セギュール夫人って知ってる?
8歳の自分の娘に「好きな作家は?」と聞いたら最初に返ってきた答えが「Comtesse de Ségur(セギュール夫人)」。「誰それ」と言うと呆れられたので、調べてみるとたしかに有名な児童書作家だった。
ロシア生まれのソフィー・ロストプーチン、またの名をセギュール夫人。1799年生まれはバルザックと同じ。モスクワに火をつけたかどで亡命を余儀なくされたロシアの元外務大臣の父フョードル・ロストプーチンに伴い、18歳で渡仏、20歳で結婚。夫の祖父にあたるセギュール元師の名は、今もパリの地下鉄10番線「Ségur」の駅名に残る。忙しい浮気夫に放っておかれながらも、夫人は故郷のロシアを思わす風光明媚なノルマンディーのオルヌ県に居を構え、子育てを楽しんだ。58歳の時に子や孫たちに語って聞かせた物語を本にまとめると、作品は評判を呼び、たちまち有名作家の仲間入り。遅咲きの才人である。

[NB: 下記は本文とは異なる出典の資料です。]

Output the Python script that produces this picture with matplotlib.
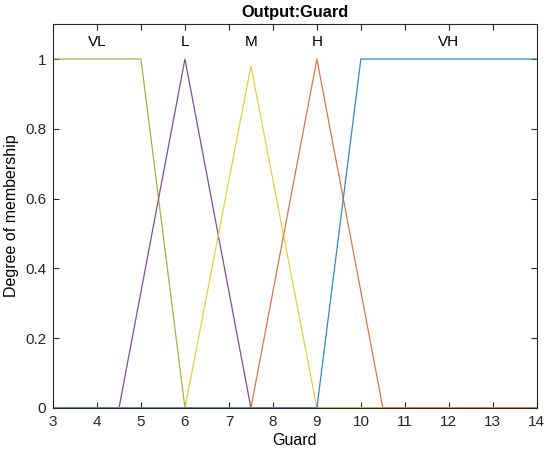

代表作は『Les Malheurs de Sophie』、『Les Petites filles modèles』、『Les Vacances』の三部作など。本に登場するソフィーは、トラブルメーカーだった子供時代の夫人本人がモデル。言い訳ばかりでちっとも可愛くない金持ちのワガママ娘だ。嘘はすぐにばれ愚行は裁かれるの繰り返しが、なぜかけっこう面白い。災難を被るいとこのポール少年や動物たちはお気の毒さま。夫人は道徳教育の意味を込めて孫たちに物語を捧げたというが、過去にパワー溢れる迷惑娘だったからこそ、後年エネルギーが別の形で開花し、作家として大成したのでは? 現在日本ではセギュール夫人本は絶版ばかり。だからフランス語をかじっている人は是非とも原語で挑戦を。いろんな出版社から出ているが、やはりノスタルジックな趣きのある本家アシェット社刊の〈Bibliothèque rose〉シリーズを古本屋で見つけてほしい。